Молиться ему было бы так же неразумно, как, например, влюбиться в того, кто лично убил – по самым скромным подсчетам – более тридцати тысяч мужчин, женщин и детей, по одному за раз, не более двух в неделю, и так на протяжении трехсот пятидесяти шести лет…
Боже, прошу Тебя, пусть он вернется домой невредимым…
6
Поскольку человек живет не в вакууме – а также потому, что дворник (он же консьерж) «Императрицы Екатерины» вполне мог получать деньги от немецкого посольства, да и от российских служб, сообщая тем обо всех иностранцах, остановившихся в гостинице в это непопулярное время года, – на следующее утро Эшер аккуратно выбрил макушку, подновил краску на волосах и усах, перечитал редакционную полосу привезенного с собой выпуска «Чикаго Трибьюн» и нанес визит министру полиции. Хотя несколько лет назад это ведомство вошло в состав министерства внутренних дел, начальник полиции по-прежнему правил Санкт-Петербургом из пользующегося дурной славой здания на набережной Фонтанки, и Эшер без особого труда выдал себя за Жюля Пламмера из Чикаго, разыскивающего сбежавшую жену.

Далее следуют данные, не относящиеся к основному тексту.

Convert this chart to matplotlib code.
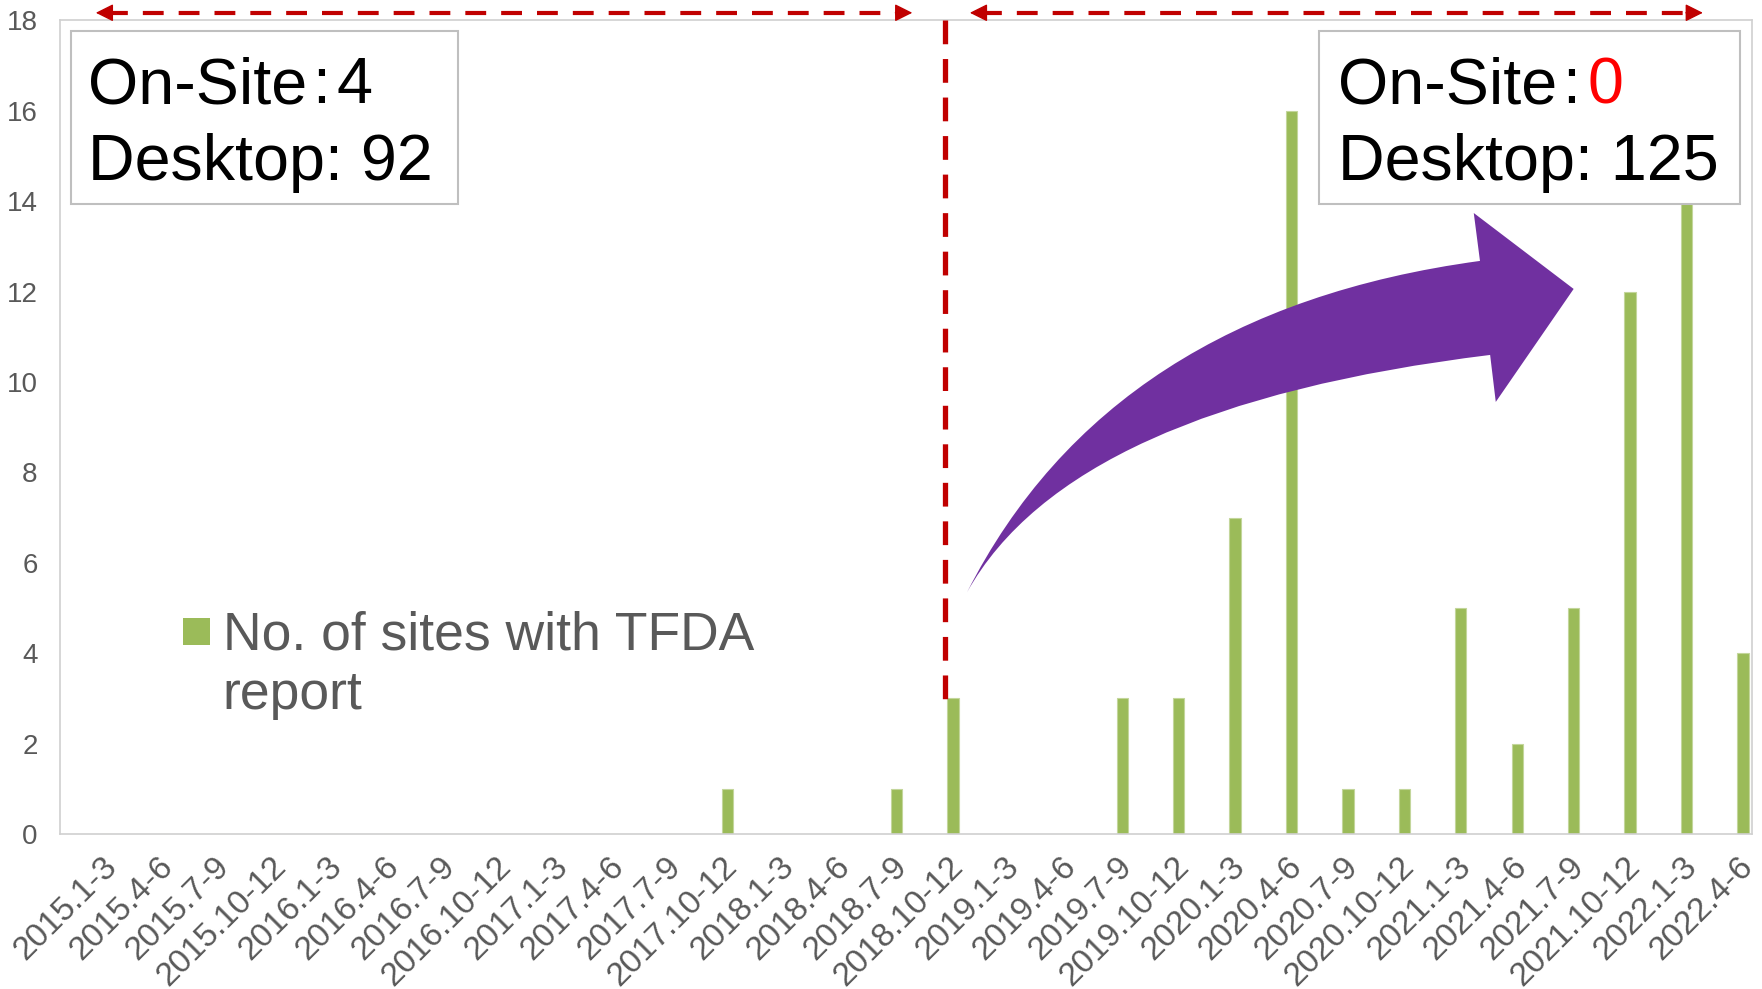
import matplotlib
matplotlib.use("Agg")
import matplotlib.pyplot as plt
from matplotlib.patches import Rectangle, PathPatch
from matplotlib.path import Path
from matplotlib.transforms import ScaledTranslation

plt.rcParams['font.family'] = ['Liberation Sans', 'DejaVu Sans']

# quarters on the x axis
quarters = ['2015.1-3', '2015.4-6', '2015.7-9', '2015.10-12',
            '2016.1-3', '2016.4-6', '2016.7-9', '2016.10-12',
            '2017.1-3', '2017.4-6', '2017.7-9', '2017.10-12',
            '2018.1-3', '2018.4-6', '2018.7-9', '2018.10-12',
            '2019.1-3', '2019.4-6', '2019.7-9', '2019.10-12',
            '2020.1-3', '2020.4-6', '2020.7-9', '2020.10-12',
            '2021.1-3', '2021.4-6', '2021.7-9', '2021.10-12',
            '2022.1-3', '2022.4-6']

# no. of sites with TFDA report per quarter
sites = [0, 0, 0, 0, 0, 0, 0, 0, 0, 0, 0, 1, 0, 0, 1, 3,
         0, 0, 3, 3, 7, 16, 1, 1, 5, 2, 5, 12, 14, 4]

yticks = [0, 2, 4, 6, 8, 10, 12, 14, 16, 18]

before = {'onsite': '4', 'desktop': '92'}
after = {'onsite': '0', 'desktop': '125'}

grey = '#595959'
green = '#9BBB59'
red = '#C00000'
purple = '#7030A0'

fig = plt.figure(figsize=(17.62, 9.89), dpi=100)
ax = fig.add_axes([0.034, 0.1567, 0.9603, 0.8226])

x = list(range(len(quarters)))
ax.bar(x, sites, width=0.2, color=green, edgecolor='#C3D69B', linewidth=0.8, zorder=2)

ax.set_xlim(-0.826, 29.16)
ax.set_ylim(0, 18)
ax.set_yticks(yticks)
ax.set_xticks(x)
ax.set_xticklabels(quarters, rotation=45, ha='right', rotation_mode='anchor')
ax.tick_params(axis='x', length=0, pad=12, labelsize=24, labelcolor=grey)
ax.tick_params(axis='y', length=0, pad=16, labelsize=20, labelcolor=grey)
shift = ScaledTranslation(-4 / 72, 0, fig.dpi_scale_trans)
for lbl in ax.get_xticklabels():
    lbl.set_transform(lbl.get_transform() + shift)
for s in ax.spines.values():
    s.set_color('#D0D0D0')
    s.set_linewidth(1.2)

# cut-over line between on-site and desktop periods
ax.plot([14.86, 14.86], [18, 2.67], color=red, lw=3.8,
        linestyle=(0, (4.5, 2.8)), zorder=3, clip_on=False)

# period arrows above the plot
def period(x0, x1, y=18.17):
    ax.plot([x0 + 0.2, x1 - 0.2], [y, y], color=red, lw=3,
            linestyle=(0, (5, 3.6)), clip_on=False, zorder=5)
    for tip, tail in [(x0, x0 + 0.3), (x1, x1 - 0.3)]:
        ax.annotate('', xy=(tip, y), xytext=(tail, y), annotation_clip=False,
                    arrowprops=dict(arrowstyle='-|>,head_length=0.6,head_width=0.3',
                                    mutation_scale=18, color=red, lw=1,
                                    shrinkA=0, shrinkB=0))

period(-0.19, 14.28)
period(15.30, 28.29)

# big curved arrow
verts = [(15.25, 5.35), (17.78, 11.57), (24.34, 12.68), (24.23, 13.74),
         (26.0, 12.06), (24.62, 9.56), (24.52, 10.60), (17.09, 9.47),
         (15.25, 5.35), (15.25, 5.35)]
codes = [Path.MOVETO, Path.CURVE3, Path.CURVE3, Path.LINETO, Path.LINETO,
         Path.LINETO, Path.LINETO, Path.CURVE3, Path.CURVE3, Path.CLOSEPOLY]
ax.add_patch(PathPatch(Path(verts, codes), facecolor=purple, edgecolor='none', zorder=4))

# summary boxes
def summary(bx, bw, tx, vals, vcolor):
    ax.add_patch(Rectangle((bx, 13.93), bw, 3.83, facecolor='white',
                           edgecolor='#BFBFBF', lw=1.5, zorder=5, clip_on=False))
    t1 = ax.text(tx, 16.17, 'On-Site', fontsize=46.5, va='baseline', zorder=6)
    t2 = ax.annotate(':', xy=(1, 0), xycoords=t1, xytext=(3.5, 0),
                     textcoords='offset points', fontsize=46.5, va='bottom', zorder=6)
    ax.annotate(vals['onsite'], xy=(1, 0), xycoords=t2, xytext=(5, 0),
                textcoords='offset points', fontsize=46.5, va='bottom',
                color=vcolor, zorder=6)
    ax.text(tx, 14.47, 'Desktop: ' + vals['desktop'], fontsize=46.5,
            va='baseline', zorder=6)

summary(-0.634, 6.87, -0.33, before, 'black')
summary(21.485, 7.47, 21.83, after, '#FF0000')

# legend
ax.add_patch(Rectangle((1.354, 4.18), 0.478, 0.6, facecolor=green,
                       edgecolor='none', zorder=6))
ax.text(2.06, 4.09, 'No. of sites with TFDA', fontsize=38.5, color=grey, va='baseline')
ax.text(2.06, 2.76, 'report', fontsize=38.5, color=grey, va='baseline')

fig.savefig('out.png', dpi=100)
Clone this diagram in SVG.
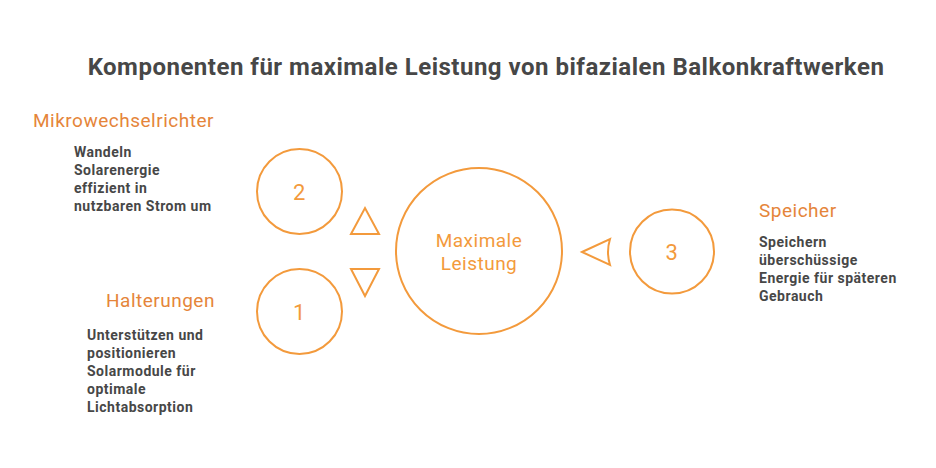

– Мне сказали, что она где-то здесь, и я не хочу неприятностей, – громогласно объявил он, произнося слова с выраженным среднеамериканским акцентом, который не имел ничего общего с плавной речью преподавателя филологии из оксфордского Нового Колледжа. – Но и дурака из себя делать не позволю, чтоб им всем провалиться. Мужчина, с которым она сбежала, называл себя русским графом, и я знаю, что он получал письма из Санкт-Петербурга, поэтому и приехал сюда. Черт бы побрал всех женщин. Ублюдок, скорее всего, врал, но раз уж я здесь, то начинать поиски буду отсюда.
Разумеется, никто из членов невероятно богатой семьи Орловых (Эшер произносил и писал их фамилию с двумя «ф» на конце) не выезжал в окрестности Чикаго – все передвижения этого приближенного ко двору семейства были хорошо известны и не составляли тайны для полиции.
– Так и знал, – прорычал Эшер. Все остальные сведения о себе он сообщал скучающему чиновнику с той долей нетерпения, высокомерия и надменности, которая еще не могла стать поводом для задержания, зато, как он выяснил, позволяла остаться неузнанным теми, кто ранее сталкивался со скоромным профессором Лейденом.
Сейчас, когда международные отношения становились все более натянутыми, в таком большом городе должны были работать самые опытные сотрудники Auswärtiges Amt. Никакая предосторожность не казалась лишней.
Покончив с департаментом полиции, Эшер нанял извозчика и велел везти себя на Каменный остров. Нужный ему дом оказался роскошным особняком, почти дворцом. У вышедшего на звонок лакея в напудренном парике и красно-голубой ливрее он спросил, в городе ли сейчас князь Разумовский. Лакей на безупречном французском ответил, что его превосходительство действительно в городе, согласился (за два рубля) взять визитную карточку месье Пламмера и выяснить, дома ли князь, после чего провел Эшера в гостиную, по сравнению с которой жилище леди Ирэн Итон казалось ист-эндской лачугой. Вернувшись, слуга дал понять, что его хозяин все же снизойдет до беседы с американцем, пусть даже в столь неподобающе ранний час (был час пополудни).